Comentário do cientista político José Farhat

por Daniel Barenboim

Tive freqüentemente a ocasião de afirmar que o destino dos povos palestino e israelense eram inextricavelmente ligados e que não havia solução militar a seu conflito. Ao tomar hoje a nacionalidade palestina, posso dar corpo a estas convicções. Quando eles deixaram a Argentina durante os anos 1980 para emigrar para Israel, meus pais esperavam evitar que eu crescesse numa minoria – a minoria judia. Eles queriam me dar a ocasião de viver no seio de uma maioria – uma maioria judia. Esta ambição teve uma conseqüência trágica para a minha geração. Alimentada de valores humanistas dessa sociedade, ela ignorou a existência, no seio de Israel de uma minoria: uma minoria não judia a qual, antes da criação do Estado de Israel em 1948, representava a maioria na Palestina.

O conflito israelo-palestino se caracteriza desde sempre pela incapacidade de um entender a voz do outro.

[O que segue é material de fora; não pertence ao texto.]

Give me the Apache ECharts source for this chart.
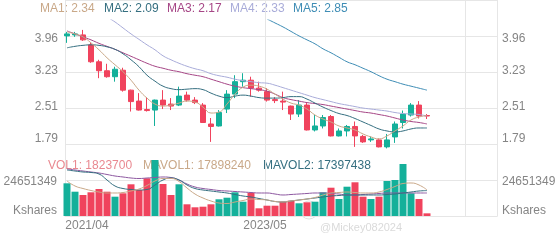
<!DOCTYPE html>
<html><head><meta charset="utf-8">
<script src="https://cdn.jsdelivr.net/npm/echarts@6/dist/echarts.min.js"></script>
<style>html,body{margin:0;padding:0;background:#fff}#c{width:560px;height:240px}</style>
</head><body><div id="c"></div>
<script>
// ---- data ----
const categories = ['2021/04','2021/05','2021/06','2021/07','2021/08','2021/09','2021/10','2021/11','2021/12',
 '2022/01','2022/02','2022/03','2022/04','2022/05','2022/06','2022/07','2022/08','2022/09','2022/10','2022/11','2022/12',
 '2023/01','2023/02','2023/03','2023/04','2023/05','2023/06','2023/07','2023/08','2023/09','2023/10','2023/11','2023/12',
 '2024/01','2024/02','2024/03','2024/04','2024/05','2024/06','2024/07','2024/08','2024/09','2024/10','2024/11','2024/12',
 '2025/01','','','','','','','','',''];
const openP  = [3.94,3.96,3.96,3.76,3.42,3.24,3.12,3.25,2.85,2.63,2.46,2.45,2.65,2.57,2.55,2.75,2.65,2.55,2.17,2.13,2.47,2.77,3.02,3.05,2.89,2.82,2.66,2.63,2.53,2.37,2.55,2.05,2.13,2.32,1.93,2.03,2.12,1.92,1.85,1.85,1.71,1.91,2.20,2.35,2.55,2.34];
const closeP = [3.98,3.98,3.86,3.42,3.24,3.12,3.27,2.85,2.62,2.45,2.44,2.65,2.55,2.53,2.73,2.65,2.60,2.20,2.12,2.40,2.77,3.02,3.05,2.89,2.85,2.65,2.64,2.61,2.37,2.55,2.05,2.13,2.30,1.93,2.03,2.12,1.93,1.81,1.87,1.71,1.85,2.17,2.37,2.55,2.33,2.33];
const lowP   = [3.80,3.92,3.84,3.40,3.09,3.10,3.02,2.82,2.42,2.44,2.42,2.13,2.47,2.45,2.53,2.62,2.57,2.19,1.81,2.12,2.39,2.69,2.92,2.72,2.82,2.62,2.59,2.45,2.25,2.31,2.04,2.02,2.08,1.92,1.92,1.92,1.71,1.79,1.81,1.70,1.68,1.79,2.08,2.32,2.28,2.27];
const highP  = [4.02,4.02,4.06,3.80,3.46,3.38,3.32,3.30,2.86,2.79,2.71,2.66,2.85,2.69,2.92,2.82,2.71,2.59,2.29,2.45,2.85,3.15,3.19,3.12,3.02,2.89,2.71,2.82,2.54,2.65,2.59,2.35,2.35,2.35,2.08,2.15,2.22,1.95,1.92,1.88,1.97,2.22,2.44,2.59,2.63,2.37];
const ma1 = [4.02,3.98,3.92,3.80,3.66,3.50,3.36,3.22,3.05,2.85,2.69,2.57,2.53,2.55,2.59,2.63,2.61,2.51,2.39,2.41,2.57,2.77,2.91,2.95,2.93,2.87,2.77,2.67,2.59,2.55,2.47,2.35,2.27,2.21,2.13,2.09,2.05,1.97,1.91,1.87,1.93,2.03,2.13,2.25,2.31,2.34];
const ma2 = [3.70,3.73,3.75,3.76,3.75,3.72,3.67,3.58,3.46,3.32,3.15,3.03,2.93,2.88,2.86,2.87,2.88,2.86,2.79,2.73,2.70,2.73,2.75,2.73,2.70,2.69,2.69,2.70,2.72,2.72,2.67,2.59,2.51,2.44,2.38,2.34,2.28,2.21,2.14,2.07,2.03,2.01,2.03,2.07,2.09,2.09];
const ma3 = [4.04,3.98,3.92,3.86,3.79,3.73,3.67,3.60,3.53,3.46,3.39,3.33,3.29,3.25,3.22,3.18,3.15,3.12,3.07,3.02,2.97,2.93,2.90,2.88,2.86,2.83,2.77,2.70,2.66,2.63,2.60,2.58,2.56,2.53,2.50,2.47,2.44,2.41,2.39,2.36,2.33,2.29,2.25,2.22,2.20,2.17];
const ma4 = ['-','-','-','-','-',4.32,4.22,4.10,3.98,3.87,3.76,3.66,3.54,3.46,3.39,3.33,3.28,3.24,3.18,3.14,3.11,3.07,3.04,3.02,3.00,2.99,2.95,2.90,2.85,2.80,2.75,2.70,2.66,2.62,2.58,2.55,2.52,2.49,2.47,2.45,2.43,2.40,2.38,2.37,2.36,2.33];
const ma5 = ['-','-','-','-','-','-','-','-','-','-','-','-','-','-','-','-','-','-','-','-','-','-','-','-','-',
 4.28,4.20,4.12,4.03,3.94,3.86,3.78,3.68,3.60,3.51,3.42,3.36,3.29,3.22,3.14,3.07,3.02,2.97,2.93,2.89,2.85];
const volume = [22390000,16640000,14380000,16230000,18490000,16640000,13220000,15540000,21710000,17800000,
 25820000,38350000,21910000,14380000,21710000,8010000,5960000,6370000,8010000,11440000,
 12530000,16230000,9790000,15950000,5270000,7050000,7050000,9790000,10480000,8700000,
 9380000,9790000,16230000,19380000,11640000,20060000,23080000,13220000,11640000,13220000,
 23970000,24650000,35610000,15540000,11640000,1823700];
const mavol1 = [23970000,20540000,18830000,17460000,16430000,15750000,15750000,16090000,17120000,18490000,
 20890000,23970000,25680000,25680000,23620000,19170000,15060000,12330000,10270000,8900000,
 8560000,9590000,10610000,11640000,11300000,10960000,9930000,9590000,10270000,10960000,
 11640000,12670000,14380000,15750000,16090000,16430000,16090000,15750000,15750000,16430000,
 18150000,20200000,22250000,22600000,21230000,17898240];
const mavol2 = [31500000,30810000,30130000,29790000,28760000,24650000,20540000,18830000,18150000,17800000,
 18150000,21230000,24650000,26020000,24650000,21230000,18830000,17800000,17120000,16430000,
 15750000,14720000,13700000,13010000,11980000,10960000,9930000,9590000,10270000,10960000,
 11640000,12330000,13010000,13700000,14040000,14380000,14380000,14380000,14380000,14380000,
 14720000,15060000,15750000,16430000,17120000,17397438];
const mavol3 = [32180000,31500000,30810000,30130000,29440000,28420000,27390000,26710000,26020000,25680000,
 26020000,26360000,26710000,26360000,24650000,21910000,19860000,18830000,18150000,17460000,
 17120000,16780000,16430000,16090000,15750000,15750000,15060000,14380000,14720000,15060000,
 15410000,15750000,15750000,15410000,15060000,14380000,14380000,14720000,15060000,15410000,
 15750000,15750000,15750000,15750000,15750000,15750000];
const priceTicks = [1.79, 2.51, 3.23, 3.96];
const volumeTick = 24651349;
const volumeUnit = 'Kshares';
const watermark = '@Mickey082024';

// ---- axis settings ----
const pMin = 1.788, pStep = 0.7233, pMax = 1.788 + 0.7233 * 123 / 36;
const vMax = volumeTick * 6;

const UP = '#14b09a', DOWN = '#f0435d';
const C = {ma1:'#c9a888', ma2:'#356f80', ma3:'#a64686', ma4:'#a9acd9', ma5:'#3f8db5', vol:'#e98890', mv3:'#8d58a0'};
const labelColor = '#858585', lineColor = '#e6e6e6';

const kData = openP.map((o,i)=>[o, closeP[i], lowP[i], highP[i]]);
const volData = volume.map((v,i)=>({value:v, itemStyle:{color: closeP[i] >= openP[i] ? UP : DOWN}}));
const last = a => a[a.length-1];

function priceFmt(v){
  const i = Math.round((v - pMin)/pStep);
  if (Math.abs(v - (pMin + i*pStep)) > 1e-6 || i < 0 || i >= priceTicks.length) return '';
  const t = priceTicks[i].toFixed(2);
  if (i === priceTicks.length-1) return '{t|'+t+'}';
  if (i === 0) return '{b|'+t+'}';
  return t;
}
const priceRich = {t:{padding:[8,0,0,0], color:labelColor, fontSize:12}, b:{padding:[0,0,8,0], color:labelColor, fontSize:12}};
function volFmt(v){
  if (v === 0) return '{u|'+volumeUnit+'}';
  if (Math.abs(v - volumeTick) < 1) return '{m|'+volumeTick+'}';
  return '';
}
const volRich = {u:{padding:[0,0,10,0], color:labelColor, fontSize:12}, m:{padding:[4,0,0,0], color:labelColor, fontSize:12}};
const font = 'Liberation Sans, Arial, sans-serif';

function line(name, data, color, xi, yi){
  return {name, type:'line', data, xAxisIndex:xi, yAxisIndex:yi, smooth:true, symbol:'none',
    lineStyle:{width:1, color}, itemStyle:{color}, silent:true, animation:false};
}

const chart = echarts.init(document.getElementById('c'), null, {renderer:'canvas'});
const txt = (x, y, s, color) => ({type:'text', left:x, top:y, style:{text:s, fill:color, font:'12px '+font}});
chart.setOption({
  animation:false,
  textStyle:{fontFamily:font},
  grid:[
    {left:67, right:61, top:20, height:123},
    {left:67, right:61, top:0, bottom:24},
    {left:65, right:63, top:0, bottom:24}
  ],
  xAxis:[
    {type:'category', gridIndex:0, data:categories, boundaryGap:false, show:false},
    {type:'category', gridIndex:1, data:categories, boundaryGap:false, show:false},
    {type:'category', gridIndex:2, data:categories, boundaryGap:false,
     axisLine:{lineStyle:{color:lineColor}}, axisTick:{show:false},
     axisLabel:{interval:24, margin:4, color:labelColor, fontSize:12,
       formatter:(v,i)=> i===0 ? '{f|'+v+'}' : v,
       rich:{f:{padding:[0,0,0,44], color:labelColor, fontSize:12}}},
     splitLine:{show:true, interval:24, lineStyle:{color:lineColor}}}
  ],
  yAxis:[
    {type:'value', gridIndex:0, min:pMin, max:pMax, interval:pStep, position:'left',
     axisLine:{show:false}, axisTick:{show:false}, splitLine:{show:false},
     axisLabel:{margin:9, color:labelColor, fontSize:12, formatter:priceFmt, rich:priceRich}},
    {type:'value', gridIndex:0, min:pMin, max:pMax, interval:pStep, position:'right',
     axisLine:{show:false}, axisTick:{show:false}, splitLine:{show:false},
     axisLabel:{margin:3, color:labelColor, fontSize:12, formatter:priceFmt, rich:priceRich}},
    {type:'value', gridIndex:1, min:0, max:vMax, show:false, splitLine:{show:false}},
    {type:'value', gridIndex:2, min:0, max:vMax, interval:volumeTick, position:'left',
     axisLine:{show:true, lineStyle:{color:lineColor}}, axisTick:{show:false},
     splitLine:{show:true, lineStyle:{color:lineColor}},
     axisLabel:{margin:8, color:labelColor, fontSize:12, formatter:volFmt, rich:volRich}},
    {type:'value', gridIndex:2, min:0, max:vMax, interval:volumeTick, position:'right',
     axisLine:{show:true, lineStyle:{color:lineColor}}, axisTick:{show:false},
     splitLine:{show:false},
     axisLabel:{margin:5, color:labelColor, fontSize:12, formatter:volFmt, rich:volRich}}
  ],
  series:[
    {type:'bar', name:'VOL', data:volData, xAxisIndex:1, yAxisIndex:2, barWidth:7, silent:true},
    line('MAVOL3', mavol3, C.mv3, 1, 2),
    line('MAVOL2', mavol2, C.ma2, 1, 2),
    line('MAVOL1', mavol1, C.ma1, 1, 2),
    {type:'candlestick', name:'K', data:kData, xAxisIndex:0, yAxisIndex:0, barWidth:6, silent:true,
     itemStyle:{color:UP, color0:DOWN, borderColor:UP, borderColor0:DOWN, borderWidth:1}},
    line('MA5', ma5, C.ma5, 0, 0),
    line('MA4', ma4, C.ma4, 0, 0),
    line('MA3', ma3, C.ma3, 0, 0),
    line('MA2', ma2, C.ma2, 0, 0),
    line('MA1', ma1, C.ma1, 0, 0)
  ],
  graphic:[
    txt(40, 3, 'MA1: ' + last(ma1).toFixed(2), C.ma1),
    txt(104, 3, 'MA2: ' + last(ma2).toFixed(2), C.ma2),
    txt(167, 3, 'MA3: ' + last(ma3).toFixed(2), C.ma3),
    txt(230, 3, 'MA4: ' + last(ma4).toFixed(2), C.ma4),
    txt(293, 3, 'MA5: ' + last(ma5).toFixed(2), C.ma5),
    txt(48, 160, 'VOL1: ' + last(volume), C.vol),
    txt(143, 160, 'MAVOL1: ' + last(mavol1), C.ma1),
    txt(263, 160, 'MAVOL2: ' + last(mavol2), C.ma2),
    {type:'circle', shape:{cx:309, cy:210, r:9}, style:{fill:'none', stroke:'#e2e2e2', lineWidth:1}},
    {type:'text', left:320, top:222, style:{text:watermark, fill:'#dadada', font:'11px '+font}}
  ]
});
</script></body></html>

Se a idéia judia européia que fez nascer o Estado de Israel deva ainda ter uma ressonância no futuro, ela deve fazer coro com a identidade palestina. É doravante impossível fechar os olhos à evolução demográfica: os palestinos constituem uma minoria em Israel, porém uma minoria em rápido crescimento, cuja voz exige mais que nunca ser ouvida. Eles representam cerca de 22% da população israelense, um percentual jamais igualado por qualquer minoria judia em qualquer país. O número de palestinos em Israel e nos territórios ocupados ultrapassa já a população judia.

Israel deve enfrentar três problemas ao mesmo tempo: aquele da identidade moderna e democrática do Estado judeu, o da identidade palestina no interior de Israel e o da criação de um Estado palestino fora de Israel. Com países como a Jordânia e o Egito, foi possível instaurar um tipo de “paz fria” que não põe em questão a existência de Israel como Estado judeu.

O problema dos palestinos face a Israel é em compensação muito mais delicado de resolver, tanto sobre o plano teórico quanto sobre o plano prático. A solução implicaria em que Israel reconheça que esta região não era vazia e inabitada, que não era “uma terra sem povo”, segundo uma concepção difundida à época de sua criação. Quanto aos palestinos, é necessária a aceitação do fato de que Israel é um Estado judeu e que lá está para durar. Os israelenses devem, no entanto, estar dispostos a integrar uma minoria palestina, prontos para rever alguns princípios do Estado de Israel; eles devem também entender a necessidade e a legitimidade de um Estado palestino ao lado de Israel. Não somente não há alternativa, não há varinha de condão que faça desaparecer a presença dos palestinos, mas esta integração é uma condição indispensável – moral, social e politicamente – à própria sobrevivência de Israel.

Por mais longo tempo que a ocupação se prolongue e que o descontentamento palestino continue sem resposta, será cada vez mais difícil encontrar um terreno de entendimento mínimo. A história contemporânea do Oriente Médio nos demonstrou com bastante freqüência que as ocasiões perdidas de reconciliação tiveram conseqüências trágicas para as duas partes.

De meu lado, ao aceitar a nacionalidade palestina, assumo plenamente o destino deste povo e como israelense compartilho de fato. Ser cidadão de Israel é estender a mão ao povo palestino e fazer, no mínimo, o esforço de compreender o que pode ter significado para ele a criação do Estado de Israel. O 15 de maio de 1948, dia da independência para os judeus, representa Al Nakba, a Catástrofe, para os palestinos. O cidadão de Israel deve se perguntar sobre o que os judeus, supostamente um povo de intelectuais e sábios, fizeram para compartilhar sua herança cultural com os palestinos. O cidadão de Israel deve se perguntar porque os palestinos foram condenados a viver em pardieiros e submetidos a normas educativas e sanitárias degradadas.

E não importa qual território ocupado, é o ocupante que é o responsável pela qualidade de vida do ocupado; no caso dos palestinos, os governos israelenses que se sucederam ao curso dos quarenta últimos anos lamentavelmente falharam em sua tarefa. Os palestinos devem certamente continuar a resistir à ocupação e a lutar contra as tentativas de negação de seus direitos e necessidades fundamentais. Mas, em seu próprio interesse, esta resistência não deve se expressar pela violência, que só pode desservir à causa do povo palestino. De sua parte, os israelenses devem se mostrar igualmente preocupados com a necessidade e com os direitos do povo palestino tanto quanto com os seus. Nós que repartimos uma mesma terra e um mesmo destino deveríamos, todos, possuir uma dupla nacionalidade.